▶ _Directions for this task_: Begin at the first line of the data and copy each line through the one containing "return [x0 /", that line included, with no pictures.

=-=-=

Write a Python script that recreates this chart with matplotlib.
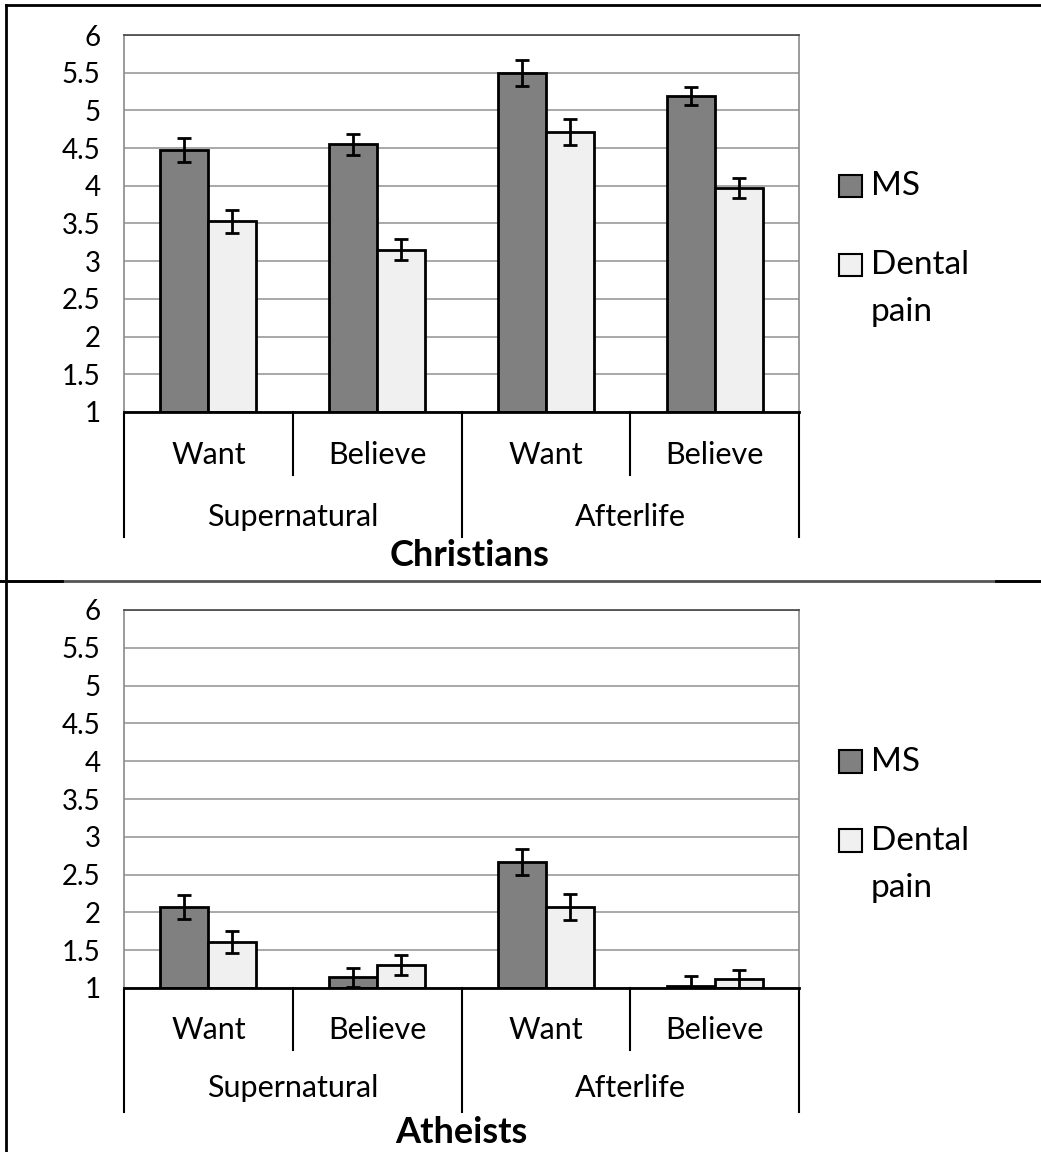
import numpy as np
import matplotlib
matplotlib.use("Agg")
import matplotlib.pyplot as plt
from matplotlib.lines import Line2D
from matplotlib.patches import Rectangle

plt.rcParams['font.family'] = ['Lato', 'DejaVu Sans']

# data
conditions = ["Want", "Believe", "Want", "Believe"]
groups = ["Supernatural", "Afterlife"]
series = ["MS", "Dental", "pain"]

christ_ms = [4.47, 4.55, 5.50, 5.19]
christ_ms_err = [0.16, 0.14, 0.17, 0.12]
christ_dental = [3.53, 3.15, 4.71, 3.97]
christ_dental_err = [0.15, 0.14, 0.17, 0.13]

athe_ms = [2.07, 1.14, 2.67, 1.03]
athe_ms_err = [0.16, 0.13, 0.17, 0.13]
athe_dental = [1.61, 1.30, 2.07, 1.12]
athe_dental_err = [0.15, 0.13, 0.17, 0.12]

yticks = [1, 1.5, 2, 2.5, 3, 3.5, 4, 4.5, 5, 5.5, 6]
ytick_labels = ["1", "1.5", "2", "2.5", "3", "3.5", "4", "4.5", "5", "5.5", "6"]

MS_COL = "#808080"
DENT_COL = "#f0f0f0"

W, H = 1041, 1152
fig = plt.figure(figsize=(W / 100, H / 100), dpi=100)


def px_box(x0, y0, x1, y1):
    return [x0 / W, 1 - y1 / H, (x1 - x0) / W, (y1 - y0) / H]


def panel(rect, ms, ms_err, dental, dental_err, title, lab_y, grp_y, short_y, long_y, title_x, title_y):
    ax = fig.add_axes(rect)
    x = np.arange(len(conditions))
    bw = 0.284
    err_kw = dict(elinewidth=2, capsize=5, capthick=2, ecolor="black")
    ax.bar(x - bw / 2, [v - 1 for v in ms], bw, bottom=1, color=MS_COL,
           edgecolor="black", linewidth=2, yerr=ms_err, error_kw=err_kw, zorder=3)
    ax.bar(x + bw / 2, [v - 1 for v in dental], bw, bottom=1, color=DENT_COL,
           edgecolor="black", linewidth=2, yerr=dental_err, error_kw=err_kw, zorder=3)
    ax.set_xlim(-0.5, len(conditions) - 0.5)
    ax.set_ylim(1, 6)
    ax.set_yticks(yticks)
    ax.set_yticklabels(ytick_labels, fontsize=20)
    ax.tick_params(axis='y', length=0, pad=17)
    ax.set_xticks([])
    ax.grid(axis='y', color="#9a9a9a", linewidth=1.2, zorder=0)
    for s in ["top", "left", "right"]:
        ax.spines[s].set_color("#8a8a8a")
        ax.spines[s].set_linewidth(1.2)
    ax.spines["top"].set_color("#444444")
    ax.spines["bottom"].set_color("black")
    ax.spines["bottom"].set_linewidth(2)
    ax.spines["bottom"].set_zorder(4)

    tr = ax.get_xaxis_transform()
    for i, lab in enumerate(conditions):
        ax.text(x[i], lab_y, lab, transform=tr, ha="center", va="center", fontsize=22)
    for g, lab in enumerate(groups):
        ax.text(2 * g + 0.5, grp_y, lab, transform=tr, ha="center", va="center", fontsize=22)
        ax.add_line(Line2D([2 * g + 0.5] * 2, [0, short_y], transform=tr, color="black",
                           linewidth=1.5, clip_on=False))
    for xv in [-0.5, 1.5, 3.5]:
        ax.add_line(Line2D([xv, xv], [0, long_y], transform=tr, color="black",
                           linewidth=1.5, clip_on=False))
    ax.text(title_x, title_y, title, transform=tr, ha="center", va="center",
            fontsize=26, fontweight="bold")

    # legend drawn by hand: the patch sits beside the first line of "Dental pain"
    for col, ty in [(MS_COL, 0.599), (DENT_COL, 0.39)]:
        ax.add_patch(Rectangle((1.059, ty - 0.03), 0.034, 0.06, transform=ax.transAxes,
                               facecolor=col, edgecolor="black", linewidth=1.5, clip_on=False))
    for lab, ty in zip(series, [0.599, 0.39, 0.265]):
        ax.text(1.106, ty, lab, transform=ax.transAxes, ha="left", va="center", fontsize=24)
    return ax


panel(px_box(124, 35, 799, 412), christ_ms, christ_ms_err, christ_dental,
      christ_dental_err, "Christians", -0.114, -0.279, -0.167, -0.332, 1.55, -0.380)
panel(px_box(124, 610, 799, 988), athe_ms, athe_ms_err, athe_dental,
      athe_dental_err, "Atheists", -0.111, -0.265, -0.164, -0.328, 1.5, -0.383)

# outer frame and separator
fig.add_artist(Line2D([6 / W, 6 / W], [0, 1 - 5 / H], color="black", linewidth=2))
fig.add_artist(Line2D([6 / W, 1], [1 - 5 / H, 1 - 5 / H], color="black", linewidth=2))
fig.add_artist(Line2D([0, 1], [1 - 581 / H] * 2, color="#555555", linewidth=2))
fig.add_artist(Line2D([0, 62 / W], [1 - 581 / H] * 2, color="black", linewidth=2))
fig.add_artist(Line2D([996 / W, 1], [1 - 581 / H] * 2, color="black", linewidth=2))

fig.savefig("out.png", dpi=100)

=-=-=

▶ _Written response_:
Write a Python script that recreates this chart with matplotlib.
import numpy as np
import matplotlib
matplotlib.use("Agg")
import matplotlib.pyplot as plt
from matplotlib.lines import Line2D
from matplotlib.patches import Rectangle

plt.rcParams['font.family'] = ['Lato', 'DejaVu Sans']

# data
conditions = ["Want", "Believe", "Want", "Believe"]
groups = ["Supernatural", "Afterlife"]
series = ["MS", "Dental", "pain"]

christ_ms = [4.47, 4.55, 5.50, 5.19]
christ_ms_err = [0.16, 0.14, 0.17, 0.12]
christ_dental = [3.53, 3.15, 4.71, 3.97]
christ_dental_err = [0.15, 0.14, 0.17, 0.13]

athe_ms = [2.07, 1.14, 2.67, 1.03]
athe_ms_err = [0.16, 0.13, 0.17, 0.13]
athe_dental = [1.61, 1.30, 2.07, 1.12]
athe_dental_err = [0.15, 0.13, 0.17, 0.12]

yticks = [1, 1.5, 2, 2.5, 3, 3.5, 4, 4.5, 5, 5.5, 6]
ytick_labels = ["1", "1.5", "2", "2.5", "3", "3.5", "4", "4.5", "5", "5.5", "6"]

MS_COL = "#808080"
DENT_COL = "#f0f0f0"

W, H = 1041, 1152
fig = plt.figure(figsize=(W / 100, H / 100), dpi=100)


def px_box(x0, y0, x1, y1):
    return [x0 / W, 1 - y1 / H, (x1 - x0) / W, (y1 - y0) / H]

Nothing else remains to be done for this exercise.